A new research framework links performance prediction with metacognitive calibration, finding students systematically overestimate their own accuracy.

A new academic pipeline tries to do in one pass what most tutoring research splits across three.

The framework, called UBP-CAP, processes behavioral data students generate before they attempt a task — things like hesitation patterns and pre-execution signals — and feeds it through three linked stages: a gradient-boosted classifier to predict whether a student will get an answer right, a set of calibration metrics to measure how well students know their own abilities, and a mixed-effects model to figure out whether miscalibration is a personal trait or just situational. Tested on 1,195 interaction records from 27 students across 45 tasks, a basic logistic regression model hit an AUC-ROC of 0.903, edging out the fancier LightGBM classifier at 0.878. The headline finding is that students are reliably overconfident: their calibration error score (0.109) was nearly double the model's own error rate (0.068).

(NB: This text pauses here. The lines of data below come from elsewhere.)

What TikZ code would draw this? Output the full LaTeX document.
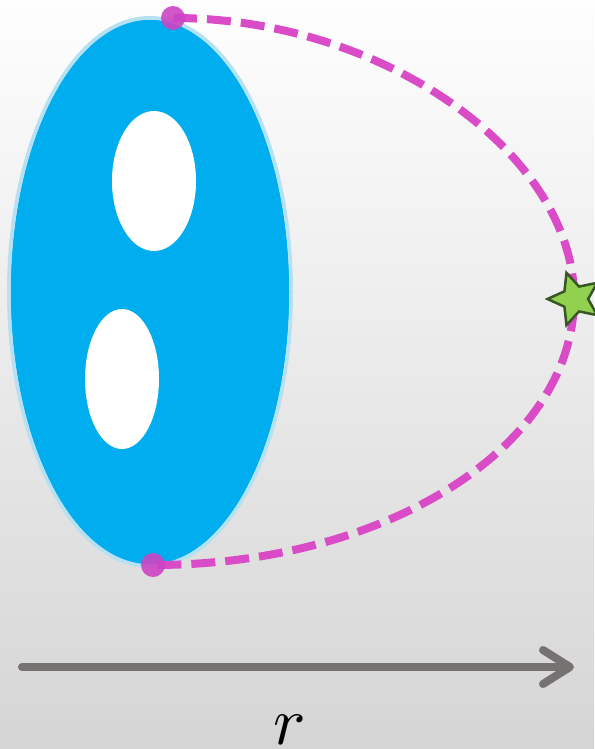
\documentclass[tikz,border=0pt]{standalone}
\usetikzlibrary{shapes.geometric,arrows.meta}
\definecolor{bgtop}{HTML}{FEFEFE}
\definecolor{bgbot}{HTML}{D5D5D5}
\definecolor{blobblue}{HTML}{00AEEF}
\definecolor{blobedge}{HTML}{B5E1F2}
\definecolor{pathmag}{HTML}{DA4BC8}
\definecolor{dotmag}{HTML}{CC44C4}
\definecolor{starfill}{HTML}{92D050}
\definecolor{staredge}{HTML}{385723}
\definecolor{arrowgray}{HTML}{767272}
\tikzset{
  hole/.style={fill=white, draw=none},
  enddot/.style={circle, fill=dotmag, fill opacity=0.9, minimum size=24pt, inner sep=0pt},
  pathline/.style={pathmag, line width=8pt, dash pattern=on 24pt off 10pt},
  starmark/.style={star, star points=5, star point ratio=2.1, minimum size=55pt, inner sep=0pt,
    fill=starfill, draw=staredge, line width=2.5pt, shape border rotate=90},
  axisline/.style={arrowgray, line width=8pt, line cap=round,
    -{Straight Barb[length=27pt,width=34pt,line cap=round,line join=round]}}
}
\begin{document}
\begin{tikzpicture}[x=1pt,y=-1pt]
\useasboundingbox (0,0) rectangle (594,749);
\shade[top color=bgtop, bottom color=bgbot] (0,0) rectangle (594,749);
% blob
\draw[blobedge, line width=4pt, fill=blobblue] (150,292) ellipse [x radius=141, y radius=274];
\fill[blobblue] (150,292) ellipse [x radius=139, y radius=272];
\fill[hole] (154,181) ellipse [x radius=42, y radius=70];
\fill[hole] (122,379) ellipse [x radius=37, y radius=70];
% path
\coordinate (A) at (173,18);
\coordinate (S) at (574,298);
\coordinate (B) at (153,565);
\draw[pathline] (A) .. controls (385,18) and (574,155) .. (S)
                    .. controls (574,446) and (388,565) .. (B);
\node[enddot] (dA) at (A) {};
\node[enddot] (dB) at (B) {};
\node[starmark] (st) at (575,299) {};
% axis
\coordinate (L) at (22,667);
\coordinate (R) at (574,667);
\draw[axisline] (L) -- (R);
\node[scale=6.8] (lab) at (290,730) {$r$};
\end{tikzpicture}
\end{document}
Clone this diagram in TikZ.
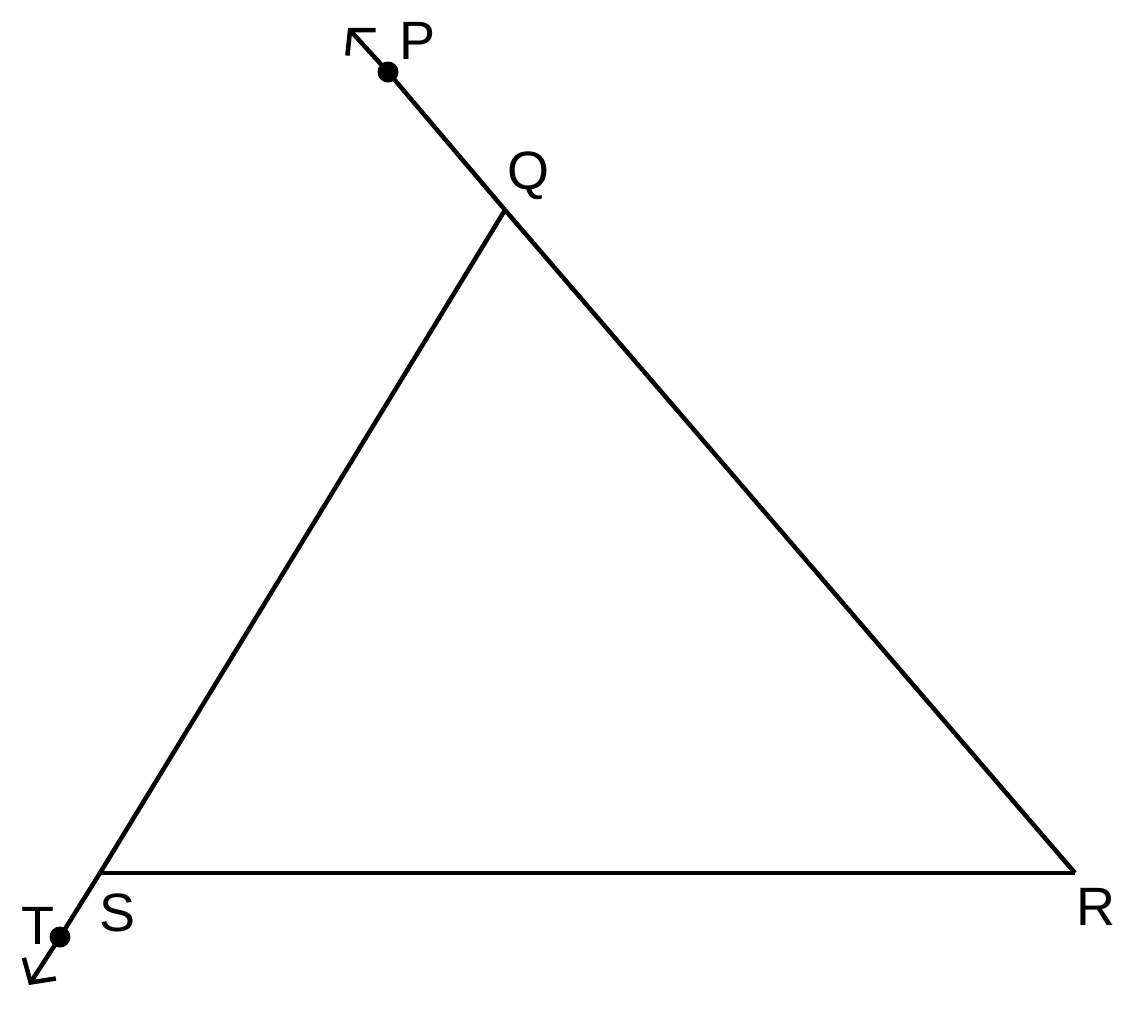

The harder problem UBP-CAP is trying to solve is interpretability — specifically, whether the features that predict a correct answer are the same features that explain why a student is miscalibrated. A new index called PEDI measures that divergence, and here it came back near zero, suggesting the behavioral signals that forecast correctness largely overlap with those that reveal self-assessment gaps. That alignment matters because it means a single sensor suite could theoretically drive both personalization and feedback in a tutoring system.

The caveat is scale: 27 students is a proof-of-concept sample, and the crossed model finding that calibration is situational rather than a stable trait could look very different with thousands of learners across varied subjects. Intelligent tutoring research has a long history of promising pipelines that don't survive contact with a real classroom.